Katy Gallagher slams Coalition’s attempt to override drug decriminalisation laws
Finance Minister Katy Gallagher has backed the ACT’s right to decriminalise ice, heroin and cocaine, slamming Peter Dutton for his attempt to overturn the new laws.
Finance Minister Katy Gallagher has backed the ACT’s right to decriminalise ice, heroin and cocaine, slamming Peter Dutton for his attempt to overturn the new laws out of concern they will make Canberra a “boom market” for drug dealers and organised crime.
The Coalition on Thursday introduced a private member’s bill to the Senate seeking to use commonwealth powers to override ACT laws due to come into force on October 28, which will make Canberra the first city in the country to decriminalise illicit drugs.
Opposition legal affairs spokeswoman Michaelia Cash said the changes could make the territory a hub for drug users and dealers “hoping to experience the ACT’s party lifestyle”.
“The suppliers of these hard drugs are organised crime figures and outlaw motorcycle gangs. They are the real beneficiaries of these laws,” Senator Cash said.
“It doesn’t affect Territory rights. It doesn’t amend the powers of the ACT Legislative Assembly. It says that a bad law that will harm Australians has no effect.”
The new ACT laws will allow police to issue “simple offence notices” to people in possession of less than 1.5g of cocaine, ice or MDMA and less than 1g of heroin, and issue either a $100 fine or direction to help-seeking services.
Mr Dutton, a former police officer, said he had witnessed first hand the harms of drug use and was concerned the ACT laws would encourage more people to try illicit substances.
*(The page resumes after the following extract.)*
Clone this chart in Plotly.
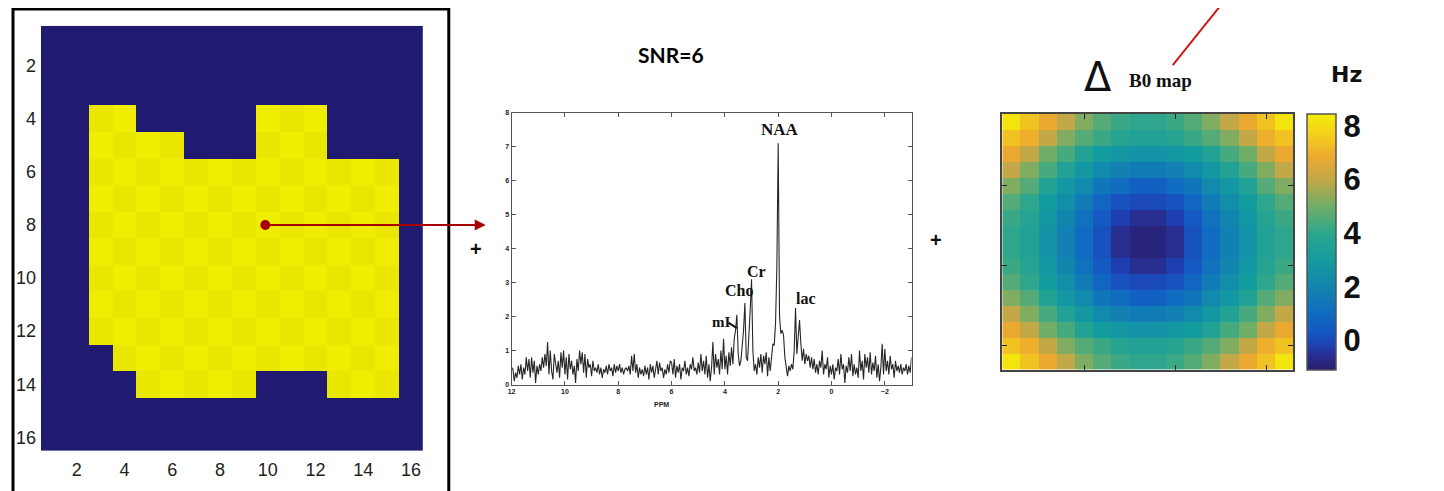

“I’ve delivered death messages to parents whose kids have died of overdoses, I’ve been to countless domestic violence incidents where blokes are as high as a kite and they commit crimes they wouldn’t otherwise,” he told 2GB. But Senator Gallagher – a former ACT chief minister – said the territory had every right to make such laws.
“This is a matter for the ACT Assembly. The ACT Assembly is a mature parliament democratically elected by ACT voters,” she said.
“I have spent my career in public life supporting the rights of Canberrans to determine the laws, policies and programs under which they are governed.”
ACT Chief Minister Andrew Barr also slammed the Coalition’s attempt to intervene in the ACT, which he said was nothing more than posturing to appeal to the Liberal Party’s base.
The Coalition’s bill is due to fail in the Senate given opposition from Labor and the Greens.